Birthday Cake Golden Oreo Fudge Cremes

Another month, another birthday celebration. If this is what Oreo does when it turns 100, imagine what it'll be like when it turns 200! Free cookies, memory implants, and days of leisure from our robot chipmunk overloads for all. I recently got the opportunity to try the second of the new birthday cake Oreo cookie flavors, the Birthday Cake Golden Oreo Fudge Cremes. Like its previous incarnation, the packaging is adorable and clearly celebratory. Oreo is ready to party hard in yellow and blue.
If the Birthday Cake Oreo represented two layer cakes shrunk down to bite size like in Honey, I Shrunk the Kids, the Birthday Cake Golden Oreo Fudge Cremes are like a girl who got too drunk at a party and ended up taking her top off and falling in the cake. There's a lot going on here. I can see what they were going for here, and I think it's awfully cute that they mimicked the cross-section of a chocolate frosted vanilla birthday cake in the cookie, but the overall effect is a mishmash of flavors and textures, none of which is entirely discernable from another and ends up roughly translating to "sugar overload" in the mouth.
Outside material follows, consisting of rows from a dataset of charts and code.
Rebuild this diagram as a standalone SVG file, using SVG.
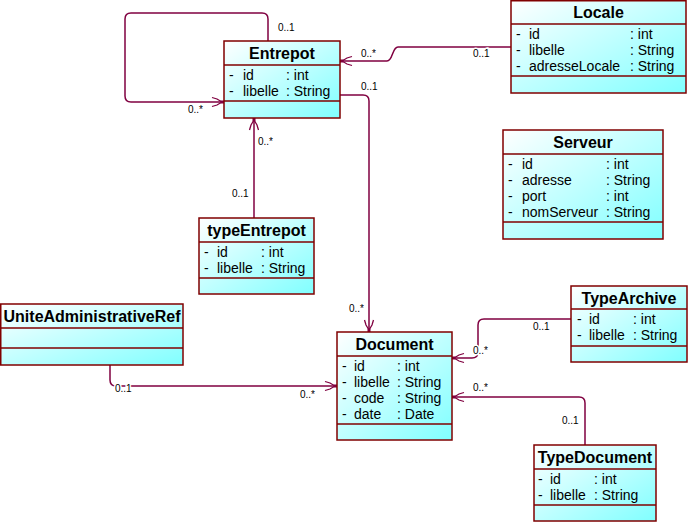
<svg xmlns="http://www.w3.org/2000/svg" width="688" height="523" viewBox="0 0 688 523">
<style>
  .box{stroke:#800000;stroke-width:1.5;fill:url(#g)}
  .sep{stroke:#800000;stroke-width:1.5}
  .title{font-family:"Liberation Sans",Arial,sans-serif;font-weight:bold;font-size:16px;fill:#000;text-anchor:middle}
  .attr{font-family:"Liberation Sans",Arial,sans-serif;font-size:14px;fill:#000}
  .conn{fill:none;stroke:#800040;stroke-width:1.5;marker-end:url(#arr)}
  .lbl{font-family:"Liberation Sans",Arial,sans-serif;font-size:10px;fill:#000;stroke:#fff;stroke-width:3;paint-order:stroke}
</style>
<defs>
  <linearGradient id="g" x1="0" y1="0" x2="1" y2="1">
    <stop offset="0" stop-color="#ffffff"/>
    <stop offset="1" stop-color="#80ffff"/>
  </linearGradient>
  <marker id="arr" viewBox="-14 -7 16 14" refX="0" refY="0" markerWidth="16" markerHeight="14" markerUnits="userSpaceOnUse" orient="auto">
    <path d="M-2,0 L-7,-3 L-12,-4.5 M-2,0 L-7,3 L-12,4.5" fill="none" stroke="#800040" stroke-width="1.3"/>
    <rect x="-3.5" y="-1.5" width="3.5" height="3" fill="#800040"/>
  </marker>
</defs>

<g id="connectors">
  <path class="conn" d="M268,41 V19 Q268,13 262,13 H131 Q125,13 125,19 V96 Q125,102 131,102 H224"/>
  <path class="conn" d="M511,47 H398 C392,47 393,61 387,61 H340"/>
  <path class="conn" d="M340,95 H363 Q369,95 369,101 V332"/>
  <path class="conn" d="M254,218 V118"/>
  <path class="conn" d="M110,365 V380 Q110,386 116,386 H337"/>
  <path class="conn" d="M571,319 H484 Q478,319 478,325 V352 Q478,358 472,358 H452"/>
  <path class="conn" d="M585,445 V403 Q585,397 579,397 H452"/>
</g>

<g id="labels">
  <text class="lbl" x="278" y="31">0..1</text>
  <text class="lbl" x="188" y="113">0..*</text>
  <text class="lbl" x="361" y="57">0..*</text>
  <text class="lbl" x="473" y="57">0..1</text>
  <text class="lbl" x="361" y="90">0..1</text>
  <text class="lbl" x="349" y="312">0..*</text>
  <text class="lbl" x="258" y="145">0..*</text>
  <text class="lbl" x="232" y="197">0..1</text>
  <text class="lbl" x="115" y="392">0..1</text>
  <text class="lbl" x="300" y="398">0..*</text>
  <text class="lbl" x="533" y="330">0..1</text>
  <text class="lbl" x="473" y="354">0..*</text>
  <text class="lbl" x="473" y="391">0..*</text>
  <text class="lbl" x="562" y="424">0..1</text>
</g>

<g id="Entrepot">
  <rect class="box" x="224" y="41" width="116" height="77"/>
  <line class="sep" x1="224" y1="65" x2="340" y2="65"/>
  <line class="sep" x1="224" y1="101" x2="340" y2="101"/>
  <text class="title" x="282" y="59">Entrepot</text>
  <text class="attr" y="80"><tspan x="229">-</tspan><tspan x="243">id</tspan><tspan x="286">: int</tspan></text>
  <text class="attr" y="96"><tspan x="229">-</tspan><tspan x="243">libelle</tspan><tspan x="286">: String</tspan></text>
</g>

<g id="Locale">
  <rect class="box" x="511" y="0.75" width="175" height="92.25"/>
  <line class="sep" x1="511" y1="24" x2="686" y2="24"/>
  <line class="sep" x1="511" y1="76" x2="686" y2="76"/>
  <text class="title" x="598.5" y="18">Locale</text>
  <text class="attr" y="39"><tspan x="516">-</tspan><tspan x="529">id</tspan><tspan x="630">: int</tspan></text>
  <text class="attr" y="55"><tspan x="516">-</tspan><tspan x="529">libelle</tspan><tspan x="630">: String</tspan></text>
  <text class="attr" y="71"><tspan x="516">-</tspan><tspan x="529">adresseLocale</tspan><tspan x="630">: String</tspan></text>
</g>

<g id="Serveur">
  <rect class="box" x="503" y="130" width="160" height="109"/>
  <line class="sep" x1="503" y1="154" x2="663" y2="154"/>
  <line class="sep" x1="503" y1="222" x2="663" y2="222"/>
  <text class="title" x="583" y="148">Serveur</text>
  <text class="attr" y="169"><tspan x="508">-</tspan><tspan x="522">id</tspan><tspan x="606">: int</tspan></text>
  <text class="attr" y="185"><tspan x="508">-</tspan><tspan x="522">adresse</tspan><tspan x="606">: String</tspan></text>
  <text class="attr" y="201"><tspan x="508">-</tspan><tspan x="522">port</tspan><tspan x="606">: int</tspan></text>
  <text class="attr" y="217"><tspan x="508">-</tspan><tspan x="522">nomServeur</tspan><tspan x="606">: String</tspan></text>
</g>

<g id="typeEntrepot">
  <rect class="box" x="199" y="218" width="115" height="76"/>
  <line class="sep" x1="199" y1="242" x2="314" y2="242"/>
  <line class="sep" x1="199" y1="278" x2="314" y2="278"/>
  <text class="title" x="256.5" y="236">typeEntrepot</text>
  <text class="attr" y="257"><tspan x="204">-</tspan><tspan x="217">id</tspan><tspan x="261">: int</tspan></text>
  <text class="attr" y="273"><tspan x="204">-</tspan><tspan x="217">libelle</tspan><tspan x="261">: String</tspan></text>
</g>

<g id="UniteAdministrativeRef">
  <rect class="box" x="0.75" y="304" width="182.25" height="61"/>
  <line class="sep" x1="0" y1="328" x2="183" y2="328"/>
  <line class="sep" x1="0" y1="348" x2="183" y2="348"/>
  <text class="title" x="92" y="322">UniteAdministrativeRef</text>
</g>

<g id="Document">
  <rect class="box" x="337" y="332" width="115" height="108"/>
  <line class="sep" x1="337" y1="356" x2="452" y2="356"/>
  <line class="sep" x1="337" y1="424" x2="452" y2="424"/>
  <text class="title" x="394.5" y="350">Document</text>
  <text class="attr" y="371"><tspan x="342">-</tspan><tspan x="354">id</tspan><tspan x="397">: int</tspan></text>
  <text class="attr" y="387"><tspan x="342">-</tspan><tspan x="354">libelle</tspan><tspan x="397">: String</tspan></text>
  <text class="attr" y="403"><tspan x="342">-</tspan><tspan x="354">code</tspan><tspan x="397">: String</tspan></text>
  <text class="attr" y="419"><tspan x="342">-</tspan><tspan x="354">date</tspan><tspan x="397">: Date</tspan></text>
</g>

<g id="TypeArchive">
  <rect class="box" x="571" y="286" width="116" height="76"/>
  <line class="sep" x1="571" y1="309" x2="687" y2="309"/>
  <line class="sep" x1="571" y1="346" x2="687" y2="346"/>
  <text class="title" x="629" y="304">TypeArchive</text>
  <text class="attr" y="324"><tspan x="577">-</tspan><tspan x="589">id</tspan><tspan x="633">: int</tspan></text>
  <text class="attr" y="340"><tspan x="577">-</tspan><tspan x="589">libelle</tspan><tspan x="633">: String</tspan></text>
</g>

<g id="TypeDocument">
  <rect class="box" x="534" y="445" width="122" height="76"/>
  <line class="sep" x1="534" y1="469" x2="656" y2="469"/>
  <line class="sep" x1="534" y1="505" x2="656" y2="505"/>
  <text class="title" x="595" y="463">TypeDocument</text>
  <text class="attr" y="484"><tspan x="538">-</tspan><tspan x="550">id</tspan><tspan x="594">: int</tspan></text>
  <text class="attr" y="500"><tspan x="538">-</tspan><tspan x="550">libelle</tspan><tspan x="594">: String</tspan></text>
</g>
</svg>
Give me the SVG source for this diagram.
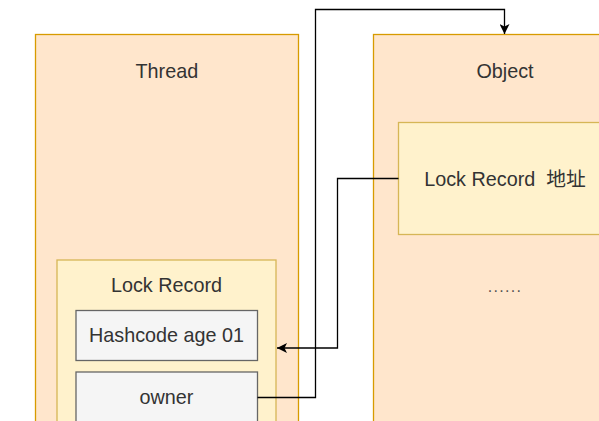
<svg xmlns="http://www.w3.org/2000/svg" width="599" height="421" viewBox="0 0 599 421">
  <defs>
    <style>
      .outer { fill: #FFE6CC; stroke: #D79B00; stroke-width: 1.3; }
      .rec { fill: #FFF2CC; stroke: #D6B656; stroke-width: 1.3; }
      .field { fill: #F5F5F5; stroke: #666666; stroke-width: 1.3; }
      .t { font-family: "Liberation Sans", Arial, "Noto Sans CJK SC", sans-serif; font-size: 19.8px; fill: #333333; text-anchor: middle; white-space: pre; }
      .dots { font-size: 16px; fill: #555555; }
      .conn { fill: none; stroke: #000000; stroke-width: 1.3; }
    </style>
    <marker id="arrow" viewBox="0 0 10 10" refX="10" refY="5" markerWidth="10" markerHeight="10" markerUnits="userSpaceOnUse" orient="auto">
      <path d="M0,0 L10,5 L0,10 L2.5,5 Z" fill="#000000"/>
    </marker>
  </defs>
  <rect width="599" height="421" fill="#ffffff"/>

  <g id="thread">
    <rect class="outer" x="35.5" y="34.5" width="263" height="400"/>
    <text class="t" x="166.8" y="78">Thread</text>
  </g>

  <g id="thread-lock-record">
    <rect class="rec" x="57" y="260" width="219" height="180"/>
    <text class="t" x="166.5" y="291.5">Lock Record</text>
  </g>

  <g id="hashcode">
    <rect class="field" x="76" y="310.5" width="181.5" height="50"/>
    <text class="t" x="166.5" y="341.5">Hashcode age 01</text>
  </g>

  <g id="owner">
    <rect class="field" x="76" y="372" width="181.5" height="60"/>
    <text class="t" x="166.5" y="404">owner</text>
  </g>

  <g id="object">
    <rect class="outer" x="373.5" y="34.5" width="264" height="400"/>
    <text class="t" x="505" y="78">Object</text>
    <text class="t dots" x="505" y="292" letter-spacing="1.3">......</text>
  </g>

  <g id="object-lock-record">
    <rect class="rec" x="398.5" y="122.5" width="214" height="112"/>
    <text class="t" x="505" y="186" xml:space="preserve">Lock Record  地址</text>
  </g>

  <g id="connectors">
    <path class="conn" d="M257.5,397.5 H315.5 V9.5 H504.5 V34" marker-end="url(#arrow)"/>
    <path class="conn" d="M398.5,178.5 H337.5 V348 H277" marker-end="url(#arrow)"/>
  </g>
</svg>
I'll be honest, I've never been crazy about the Fudge Creme line. I don't see the brand as entirely representative of Oreos and if I hadn't known these weren't Oreo brand cookies, I definitely wouldn't have guessed. I had confidence in the birthday cake flavor, but these missed the mark for me. Visually, I felt like these were a little more festive than the Birthday Cake Oreos and I adored the plentiful rainbow sprinkles on top, but the flavor was almost cloying.

In this case, the frosting-flavored cream only contributed in exacerbating my tooth pain instead of distinguishing itself as it had nothing to play off of. The chocolate coating tasted waxy and one-noted and the cookie's flavor completely disappeared. Regardless, these may be more appreciated by kids celebrating the 100th birthday of Oreo as they have a distinctly more kid-like feel and appeal to them, but personally, I'll stick to the classics.